__WRITTEN INSTRUCTION__
Write out the listing, please, but only from its first line through the line containing "from matplotlib.patches import Polygon", exactly as given and without pictures.
------ DATASET SECTION
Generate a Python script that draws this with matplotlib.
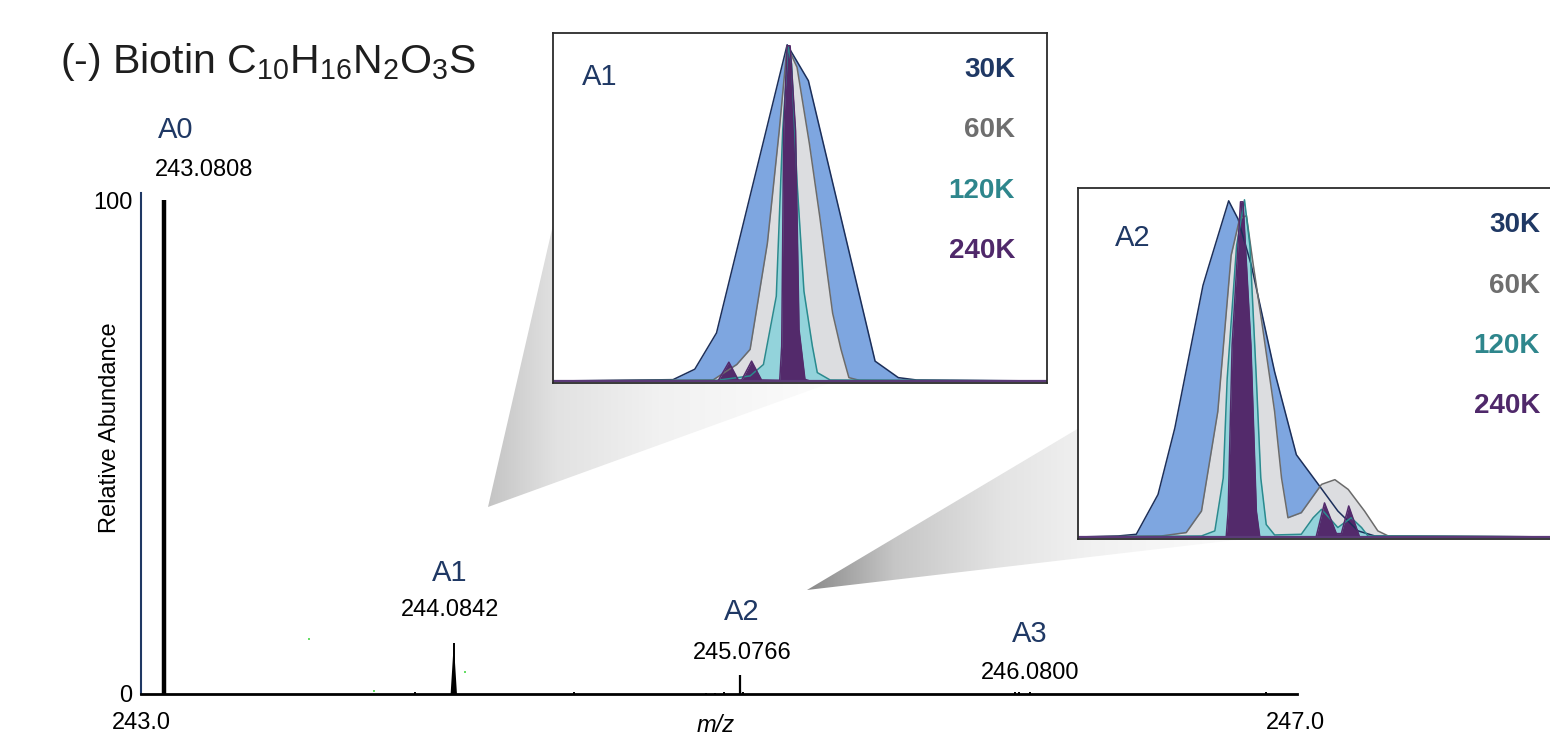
"""
biotin isotope pattern with resolution insets
"""

import numpy as np
import matplotlib.pyplot as plt
from matplotlib.colors import LinearSegmentedColormap
from matplotlib.patches import Polygon

plt.rcParams['font.family'] = ['Liberation Sans', 'DejaVu Sans']
plt.rcParams['mathtext.fontset'] = 'custom'
plt.rcParams['mathtext.rm'] = 'Liberation Sans'
plt.rcParams['mathtext.it'] = 'Liberation Sans:italic'
plt.rcParams['mathtext.bf'] = 'Liberation Sans:bold'

# Main spectrum (relative abundance vs m/z).
peak_mz = [243.0808, 244.0842, 245.0766, 246.0800]
peak_int = [100.0, 10.3, 3.8, 0.3]
peak_names = ['A0', 'A1', 'A2', 'A3']
peak_labels = ['243.0808', '244.0842', '245.0766', '246.0800']

minor_mz = [243.95, 244.50, 244.96, 244.99, 245.02, 245.085,
            246.03, 246.045, 246.08, 246.90]
minor_int = [0.5, 0.4, 0.3, 0.3, 0.4, 0.4, 0.4, 0.4, 0.4, 0.4]

speck_mz = [243.583, 244.122, 243.806]
speck_int = [11.1, 4.45, 0.6]

x_ticks = [243.0, 247.0]
x_ticklabels = ['243.0', '247.0']
y_ticks = [0, 100]
y_ticklabels = ['0', '100']

res_names = ['30K', '60K', '120K', '240K']

# Inset A1 profiles (relative position, relative height).
a1_30k_x = [0, 12.8, 24.3, 28.7, 33.1, 47.4, 51.7, 65.2, 69.9, 73.6, 100]
a1_30k_y = [0, 0.2, 0.4, 3.5, 14.3, 100, 89.3, 5.9, 1.0, 0.3, 0]
a1_60k_x = [0, 32.4, 37.2, 39.9, 43.4, 45.8, 47.4, 49.4, 51.9, 54.0,
            56.6, 58.3, 59.9, 62.0, 100]
a1_60k_y = [0, 0.3, 4.9, 9.4, 41.0, 74.5, 99.7, 93.3, 70.6, 48.9,
            20.2, 9.4, 1.0, 0.2, 0]
a1_120k_x = [0, 33.1, 39.9, 42.6, 45.2, 46.5, 47.6, 48.3, 49.4, 50.8,
             52.5, 53.5, 56.1, 100]
a1_120k_y = [0, 0.2, 1.5, 4.9, 25.2, 74.5, 99.7, 94.3, 59.2, 26.7,
             10.4, 2.5, 0.3, 0]
a1_240k_x = [0, 33.4, 35.6, 37.5, 38.2, 40.2, 42.2, 45.9, 46.3, 46.7,
             47.4, 48.0, 49.1, 49.8, 51.0, 52.0, 100]
a1_240k_y = [0, 0, 5.6, 0.3, 0.3, 5.9, 0.3, 0.2, 10.4, 74.5,
             99.7, 99.7, 74.5, 15.3, 0.5, 0, 0]

# Inset A2 profiles.
a2_30k_x = [0, 8.1, 11.8, 16.2, 19.6, 25.3, 26.3, 30.5, 32.4, 35.1,
            39.8, 44.2, 48.9, 52.6, 56.7, 60.1, 100]
a2_30k_y = [0, 0.3, 0.8, 12.6, 32.3, 74.6, 79.5, 99.7, 94.3, 80.5,
            49.0, 24.4, 15.1, 7.7, 1.8, 0.3, 0]
a2_60k_x = [0, 16.9, 21.9, 25.0, 28.3, 31.0, 32.7, 34.1, 35.4, 37.4,
            39.8, 41.2, 42.5, 45.2, 49.3, 52.0, 54.7, 58.0, 60.7, 62.8, 100]
a2_60k_y = [0, 0.3, 1.3, 7.7, 37.2, 83.5, 94.3, 95.3, 81.5, 61.8,
            37.2, 17.5, 5.7, 7.2, 15.6, 17.0, 14.1, 7.7, 1.8, 0.3, 0]
a2_120k_x = [0, 25.0, 27.7, 29.4, 30.2, 32.1, 33.7, 34.8, 36.1, 37.0,
             38.1, 39.8, 45.2, 47.6, 49.3, 52.6, 55.3, 57.4, 58.7, 100]
a2_120k_y = [0, 0.3, 1.8, 17.5, 47.0, 86.4, 100, 86.4, 47.0, 17.5,
             3.7, 0.6, 0.8, 5.7, 8.2, 2.8, 5.7, 2.8, 0.3, 0]
a2_240k_x = [0, 30.0, 30.4, 31.2, 32.9, 33.4, 35.0, 36.1, 36.8, 48.2,
             49.9, 52.3, 53.3, 54.8, 57.0, 100]
a2_240k_y = [0, 0, 7.7, 56.9, 99.4, 99.4, 56.9, 7.7, 0, 0,
             10.1, 1.0, 1.0, 9.2, 0, 0]

# Colours.
navy = '#1f3864'
fill_cols = ['#7ea6e0', '#dcdde0', '#93d3db', '#532a6b']
edge_cols = ['#1c2f5a', '#6b6b6b', '#2a8a8e', '#532a6b']
text_cols = ['#1f3864', '#6e6e6e', '#2e868c', '#4f286a']

W, H = 1550, 745
fig = plt.figure(figsize=(W / 100, H / 100), dpi=100)

# Background layer in pixel coordinates for the zoom wedges.
bg = fig.add_axes([0, 0, 1, 1], zorder=0)


def draw_wedge(pts, stops):
    cmap = LinearSegmentedColormap.from_list('w', stops)
    poly = Polygon(pts, closed=True, facecolor='none', edgecolor='none')
    bg.add_patch(poly)
    xs = [p[0] for p in pts]
    ys = [p[1] for p in pts]
    grad = np.linspace(0, 1, 256).reshape(1, -1)
    im = bg.imshow(grad, cmap=cmap, aspect='auto', interpolation='bilinear',
                   extent=(min(xs), max(xs), max(ys), min(ys)))
    im.set_clip_path(poly)


draw_wedge([(488, 507), (553, 225), (830, 383)],
           [(0, '#c4c4c4'), (0.2, '#e2e2e2'), (0.5, '#f1f1f1'),
            (1, '#fcfcfc')])
draw_wedge([(807, 590), (1079, 428), (1244, 539)],
           [(0, '#8a8a8a'), (0.2, '#c6c6c6'), (0.45, '#e4e4e4'),
            (0.65, '#f1f1f1'), (1, '#fcfcfc')])
bg.set_xlim(0, W)
bg.set_ylim(H, 0)
bg.axis('off')

# Main spectrum axes.
ax = fig.add_axes([141 / W, 1 - 694 / H, (1297 - 141) / W, (694 - 193) / H],
                  zorder=1)
ax.patch.set_alpha(0)
ax.set_xlim(243.0, 247.007)
ax.set_ylim(0, 101.5)

half_w = [0.004, 0.011, 0.004, 0.003]
for m, h, hw in zip(peak_mz, peak_int, half_w):
    ax.fill([m - hw, m, m + hw], [0, h, 0], color='k', lw=0)
ax.vlines(peak_mz, 0, peak_int, color='k', linewidths=[3.2, 1.4, 1.6, 1.4])
ax.vlines(minor_mz, 0, minor_int, color='k', linewidths=1.4)
ax.plot(speck_mz, speck_int, 's', ms=1.6, mew=0, color='#66dd66')

name_xy = [(243.121, 114.2), (244.071, 24.5), (245.083, 16.6),
           (246.081, 12.1)]
mass_xy = [(243.218, 106.1), (244.071, 17.0), (245.083, 8.3),
           (246.081, 4.25)]
for s, (x, y) in zip(peak_names, name_xy):
    ax.text(x, y, s, ha='center', va='center', fontsize=21, color=navy)
for s, (x, y) in zip(peak_labels, mass_xy):
    ax.text(x, y, s, ha='center', va='center', fontsize=17, color='k')

for side in ['top', 'right']:
    ax.spines[side].set_visible(False)
ax.spines['left'].set_color(navy)
ax.spines['left'].set_linewidth(1.5)
ax.spines['bottom'].set_color('k')
ax.spines['bottom'].set_linewidth(2.0)
ax.set_xticks(x_ticks)
ax.set_xticklabels(x_ticklabels)
ax.set_yticks(y_ticks)
ax.set_yticklabels(y_ticklabels)
ax.tick_params(axis='both', length=0, labelsize=17)
ax.tick_params(axis='x', pad=13)
ax.tick_params(axis='y', pad=6)
for lbl in ax.get_xticklabels():
    lbl.set_x(lbl.get_position()[0])
ax.text(0.497, -0.062, 'm/z', transform=ax.transAxes, ha='center',
        va='center', fontsize=17, style='italic')
ax.text(-0.027, 0.531, 'Relative Abundance', transform=ax.transAxes,
        ha='center', va='center', rotation=90, fontsize=17)

fig.text(60 / W, 1 - 62 / H,
         r'(-) Biotin C$_{10}$H$_{16}$N$_{2}$O$_{3}$S',
         ha='left', va='center', fontsize=29.5, color='#1e1e1e')


def draw_inset(rect, name, name_pos, profiles):
    axi = fig.add_axes(rect, zorder=2)
    axi.set_facecolor('white')
    for (px, py), fc, ec in zip(profiles, fill_cols, edge_cols):
        axi.fill_between(px, py, 0, color=fc, lw=0)
        axi.plot(px, py, color=ec, lw=1.1)
    axi.axhline(0, color='#5b3a78', lw=1.6)
    axi.set_xlim(0, 100)
    axi.set_ylim(-0.6, 103.5)
    axi.set_xticks([])
    axi.set_yticks([])
    for sp in axi.spines.values():
        sp.set_color('#2b2b2b')
        sp.set_linewidth(1.3)
    axi.text(name_pos[0], name_pos[1], name, transform=axi.transAxes,
             ha='left', va='center', fontsize=21, color=navy)
    for i, (s, c) in enumerate(zip(res_names, text_cols)):
        axi.text(0.935, 0.894 - 0.172 * i, s, transform=axi.transAxes,
                 ha='right', va='center', fontsize=20, fontweight='bold',
                 color=c)
    return axi


draw_inset([553 / W, 1 - 383 / H, 494 / W, 350 / H], 'A1', (0.059, 0.874),
           [(a1_30k_x, a1_30k_y), (a1_60k_x, a1_60k_y),
            (a1_120k_x, a1_120k_y), (a1_240k_x, a1_240k_y)])
draw_inset([1078 / W, 1 - 539 / H, 494 / W, 351 / H], 'A2', (0.075, 0.857),
           [(a2_30k_x, a2_30k_y), (a2_60k_x, a2_60k_y),
            (a2_120k_x, a2_120k_y), (a2_240k_x, a2_240k_y)])

fig.savefig('out.png', dpi=100)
------------
__RESPONSE BELOW__
Generate a Python script that draws this with matplotlib.
"""
biotin isotope pattern with resolution insets
"""

import numpy as np
import matplotlib.pyplot as plt
from matplotlib.colors import LinearSegmentedColormap
from matplotlib.patches import Polygon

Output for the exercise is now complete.